Mazurka is a music of serfs, a work rhythm where villagers would thresh grains with flails and chop heads of cabbage to a collective beat. With no distinction between performers and passive recipients, the music served as a kind of collective figure generated by all members of the community. Each group performed this style differently, innovating and improvising along the cadence with surprising rhythmic accents. In the nineteenth century, Frederic Chopin appropriated and formalized the folk tempo of mazurka, popularizing the music in the salons of elite European society. From France the Mazurkas spread further - reaching Germany, Scandinavia, Italy, Austria, Ireland, Russia, the Netherlands, Spain and Portugal. During processes of colonialism, this sound developed in the colonies of the Dutch and French Antilles, Azores, Cuba, Curacao, Cape Verde and the Canary Islands, and even in Brazil, Mexico, Nicaragua, and the Philippines.
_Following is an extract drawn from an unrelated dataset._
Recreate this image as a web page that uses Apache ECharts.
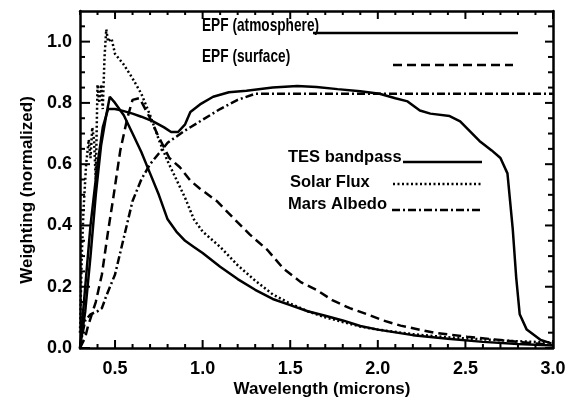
<!DOCTYPE html>
<html><head><meta charset="utf-8">
<script src="https://cdn.jsdelivr.net/npm/echarts@6/dist/echarts.min.js"></script>
<style>html,body{margin:0;padding:0;background:#fff}#c{width:581px;height:401px}</style>
</head><body><div id="c"></div>
<script>
// Wavelength (microns), weighting (normalized)
const tesBandpass = [[0.30,0.0],[0.33,0.2],[0.36,0.4],[0.40,0.6],[0.43,0.72],[0.46,0.78],[0.50,0.78],[0.545,0.774],[0.60,0.765],[0.65,0.755],[0.717,0.74],[0.78,0.72],[0.82,0.705],[0.86,0.705],[0.90,0.73],[0.93,0.77],[0.985,0.795],[1.06,0.82],[1.15,0.835],[1.25,0.84],[1.4,0.85],[1.54,0.855],[1.65,0.852],[1.77,0.845],[1.9,0.838],[2.01,0.83],[2.1,0.815],[2.17,0.805],[2.24,0.775],[2.3,0.765],[2.41,0.757],[2.47,0.74],[2.58,0.676],[2.65,0.645],[2.70,0.62],[2.74,0.57],[2.77,0.39],[2.79,0.23],[2.81,0.11],[2.85,0.06],[2.93,0.026],[2.99,0.015]];
const solarFlux = [[0.30,0.05],[0.31,0.3],[0.32,0.45],[0.335,0.6],[0.35,0.68],[0.36,0.62],[0.37,0.72],[0.38,0.68],[0.39,0.55],[0.40,0.86],[0.41,0.80],[0.42,0.86],[0.43,0.78],[0.44,0.95],[0.45,1.04],[0.46,1.0],[0.48,1.01],[0.50,0.96],[0.55,0.925],[0.60,0.88],[0.65,0.83],[0.70,0.76],[0.75,0.68],[0.80,0.61],[0.85,0.55],[0.90,0.49],[0.95,0.42],[1.0,0.38],[1.1,0.33],[1.2,0.27],[1.3,0.22],[1.4,0.175],[1.5,0.145],[1.6,0.12],[1.7,0.1],[1.8,0.085],[1.9,0.07],[2.0,0.06],[2.2,0.045],[2.4,0.035],[2.6,0.028],[2.8,0.022],[3.0,0.018]];
const marsAlbedo = [[0.30,0.0],[0.315,0.05],[0.33,0.09],[0.36,0.11],[0.40,0.12],[0.425,0.13],[0.45,0.17],[0.50,0.24],[0.55,0.36],[0.60,0.48],[0.65,0.55],[0.70,0.60],[0.75,0.635],[0.80,0.67],[0.90,0.71],[1.0,0.745],[1.1,0.78],[1.2,0.81],[1.3,0.83],[1.5,0.83],[3.0,0.83]];
const epfAtmosphere = [[0.30,0.0],[0.33,0.12],[0.36,0.3],[0.39,0.5],[0.42,0.66],[0.45,0.76],[0.47,0.82],[0.50,0.80],[0.55,0.76],[0.60,0.70],[0.65,0.64],[0.70,0.57],[0.75,0.50],[0.80,0.42],[0.85,0.38],[0.90,0.35],[0.95,0.33],[1.0,0.31],[1.1,0.265],[1.2,0.225],[1.3,0.19],[1.4,0.16],[1.5,0.14],[1.6,0.12],[1.7,0.105],[1.8,0.09],[1.9,0.072],[2.0,0.06],[2.2,0.042],[2.4,0.03],[2.6,0.02],[2.8,0.013],[3.0,0.008]];
const epfSurface = [[0.30,0.0],[0.33,0.035],[0.345,0.07],[0.39,0.15],[0.425,0.24],[0.46,0.38],[0.49,0.49],[0.53,0.645],[0.57,0.75],[0.60,0.81],[0.64,0.816],[0.70,0.75],[0.74,0.70],[0.81,0.62],[0.87,0.59],[0.93,0.546],[0.985,0.52],[1.08,0.48],[1.2,0.41],[1.27,0.37],[1.37,0.32],[1.46,0.26],[1.56,0.215],[1.65,0.19],[1.74,0.156],[1.84,0.13],[1.94,0.11],[2.03,0.09],[2.13,0.073],[2.32,0.05],[2.51,0.037],[2.70,0.026],[2.89,0.015],[3.0,0.01]];

// Tick positions (axis values)
const xTickValues = [0.3,0.4,0.5,0.6,0.7,0.8,0.9,1.0,1.1,1.2,1.3,1.4,1.5,1.6,1.7,1.8,1.9,2.0,2.1,2.2,2.3,2.4,2.5,2.6,2.7,2.8,2.9,3.0];
const xMajorTicks = [0.5,1.0,1.5,2.0,2.5,3.0];
const yTickValues = [0.0,0.05,0.1,0.15,0.2,0.25,0.3,0.35,0.4,0.45,0.5,0.55,0.6,0.65,0.7,0.75,0.8,0.85,0.9,0.95,1.0,1.05];
const yMajorTicks = [0.0,0.2,0.4,0.6,0.8,1.0];

const seriesNames = ['TES bandpass','Solar Flux','Mars Albedo','EPF (atmosphere)','EPF (surface)'];
const FONT = '"Liberation Sans", Arial, sans-serif';
const X_MIN = 0.3, X_MAX = 3.0, Y_MIN = 0, Y_MAX = 1.1;
const isIn = (arr, v) => arr.some(m => Math.abs(m - v) < 1e-6);
const isMajorX = v => isIn(xMajorTicks, v);

function xAx(pos, labels){
  return {type:'value', min:X_MIN, max:X_MAX, interval:0.1, position:pos,
    axisLine:{show:true, onZero:false, lineStyle:{color:'#000', width:2.5}},
    axisTick:{show:false},
    axisLabel:labels ? {show:true, formatter:v => isMajorX(v) ? v.toFixed(1) : '', color:'#000', fontSize:18, fontWeight:'bold', fontFamily:FONT, margin:12} : {show:false},
    splitLine:{show:false}};
}
function yAx(pos, labels){
  return {type:'value', min:Y_MIN, max:Y_MAX, interval:0.2, position:pos,
    axisLine:{show:true, onZero:false, lineStyle:{color:'#000', width:2.5}},
    axisTick:{show:false},
    minorTick:{show:false},
    axisLabel:labels ? {show:true, showMaxLabel:false, formatter:v => v.toFixed(1), color:'#000', fontSize:18, fontWeight:'bold', fontFamily:FONT, margin:8} : {show:false},
    splitLine:{show:false}};
}
function line(name, data, type){
  return {name, type:'line', data, xAxisIndex:0, yAxisIndex:0, showSymbol:false, symbol:'none',
    lineStyle:{color:'#000', width:2.5, type:type}};
}
const tickStyle = {stroke:'#000', lineWidth:2};

// Inward tick marks on all four sides, positioned through the axis scales
const xTickSeries = {
  type:'custom', name:'xticks', silent:true, clip:false, z:5, xAxisIndex:0, yAxisIndex:0,
  data: xTickValues.map(v => [v, Y_MIN]),
  encode:{x:0, y:1},
  renderItem:(params, api) => {
    const v = api.value(0);
    const len = isMajorX(v) ? 8 : 4;
    const b = api.coord([v, Y_MIN]);
    const t = api.coord([v, Y_MAX]);
    return {type:'group', children:[
      {type:'line', shape:{x1:b[0], y1:b[1], x2:b[0], y2:b[1] - len}, style:tickStyle},
      {type:'line', shape:{x1:t[0], y1:t[1], x2:t[0], y2:t[1] + len}, style:tickStyle}
    ]};
  }
};
const yTickSeries = {
  type:'custom', name:'yticks', silent:true, clip:false, z:5, xAxisIndex:0, yAxisIndex:0,
  data: yTickValues.map(v => [X_MIN, v]),
  encode:{x:0, y:1},
  renderItem:(params, api) => {
    const v = api.value(1);
    const major = isIn(yMajorTicks, v);
    const l = api.coord([X_MIN, v]);
    const r = api.coord([X_MAX, v]);
    return {type:'group', children:[
      {type:'line', shape:{x1:l[0], y1:l[1], x2:l[0] + (major ? 10 : 5), y2:l[1]}, style:tickStyle},
      {type:'line', shape:{x1:r[0], y1:r[1], x2:r[0] - (major ? 8 : 5), y2:r[1]}, style:tickStyle}
    ]};
  }
};

const chart = echarts.init(document.getElementById('c'));
chart.setOption({
  animation:false,
  backgroundColor:'#fff',
  tooltip:{show:false},
  grid:{left:80, right:28, top:11, bottom:53},
  xAxis:[xAx('bottom', true), xAx('top', false)],
  yAxis:[yAx('left', true), yAx('right', false)],
  series:[
    line(seriesNames[0], tesBandpass, 'solid'),
    line(seriesNames[1], solarFlux, [2,2.5]),
    line(seriesNames[2], marsAlbedo, [8,3,2,3]),
    line(seriesNames[3], epfAtmosphere, 'solid'),
    line(seriesNames[4], epfSurface, [9,5]),
    xTickSeries,
    yTickSeries
  ],
  graphic:[
    {type:'text', x:322, y:389, style:{text:'Wavelength (microns)', fill:'#000', font:'bold 17px '+FONT, textAlign:'center', textVerticalAlign:'middle'}},
    {type:'text', x:27, y:190, rotation:Math.PI/2, style:{text:'Weighting (normalized)', fill:'#000', font:'bold 17px '+FONT, textAlign:'center', textVerticalAlign:'middle'}},
    {type:'text', x:202, y:26, scaleX:0.72, style:{text:seriesNames[3], fill:'#000', font:'bold 19px '+FONT, textAlign:'left', textVerticalAlign:'middle'}},
    {type:'line', shape:{x1:313, y1:33, x2:518, y2:33}, style:{stroke:'#000', lineWidth:2.5}},
    {type:'text', x:202, y:57, scaleX:0.72, style:{text:seriesNames[4], fill:'#000', font:'bold 19px '+FONT, textAlign:'left', textVerticalAlign:'middle'}},
    {type:'line', shape:{x1:393, y1:65, x2:513, y2:65}, style:{stroke:'#000', lineWidth:2.5, lineDash:[9,5]}},
    {type:'text', x:288, y:157, style:{text:seriesNames[0], fill:'#000', font:'bold 16.5px '+FONT, textAlign:'left', textVerticalAlign:'middle'}},
    {type:'line', shape:{x1:403, y1:162, x2:482, y2:162}, style:{stroke:'#000', lineWidth:2.5}},
    {type:'text', x:290, y:182, style:{text:seriesNames[1], fill:'#000', font:'bold 16.5px '+FONT, textAlign:'left', textVerticalAlign:'middle'}},
    {type:'line', shape:{x1:393, y1:184, x2:483, y2:184}, style:{stroke:'#000', lineWidth:2.5, lineDash:[2,2.5]}},
    {type:'text', x:288, y:204, style:{text:seriesNames[2], fill:'#000', font:'bold 16.5px '+FONT, textAlign:'left', textVerticalAlign:'middle'}},
    {type:'line', shape:{x1:392, y1:210, x2:482, y2:210}, style:{stroke:'#000', lineWidth:2.5, lineDash:[8,3,2,3]}}
  ]
});
</script></body></html>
Originating as a cadence of collective liberty that turned work and hard times into recreation, and appropriated by aristocracy, this music of Polish peasants returned to its folk substrate and took root among the people in these places, a colonial import whose origins were rediscovered by local communities in a desire for collective identity, independence and freedom. The music was adopted into local cultures, fusing with specific cultural influences, practices, and traditions in each location so as to become entirely new forms, yet still moving to similar steps and with similar collective ethics.
The Mazurka is a musical form that has blended with many Brazilian regional styles; traces can be found in forró and coco, for example. For Mbamba Mazurek,Tarasewicz has invited Associação Cultural Cachuera!, Filpo Ribeiro, and Gabriel Levy to collaborate and share their musical knowledge. Associação Cultural Cachuera! carries out Brazilian traditional popular culture research, education, and performance with an emphasis on afro origin communities from the Southeast region of Brazil. Their particular specialty is the Jongo, an Afro-Brazilian music and dance form from this region. Like Mazurka, the Jongo is a music developed by slaves, with an emphasis on communal performance, repetition, improvisation, circular dancing, and storytelling. The string-player Filpo Ribeiro and accordionist Gabriel Levy are well-regarded Sao Paulo-based musicians and composers who each research and perform music related to local and global popular music traditions. Using Polish and Brazilian Mazurka strains and the Afro-Brazilian tradition of Jongo as starting points, the performance will be a unique fusion that explores the circular relationships between labor, dance, rhythm, and community in global folk practices.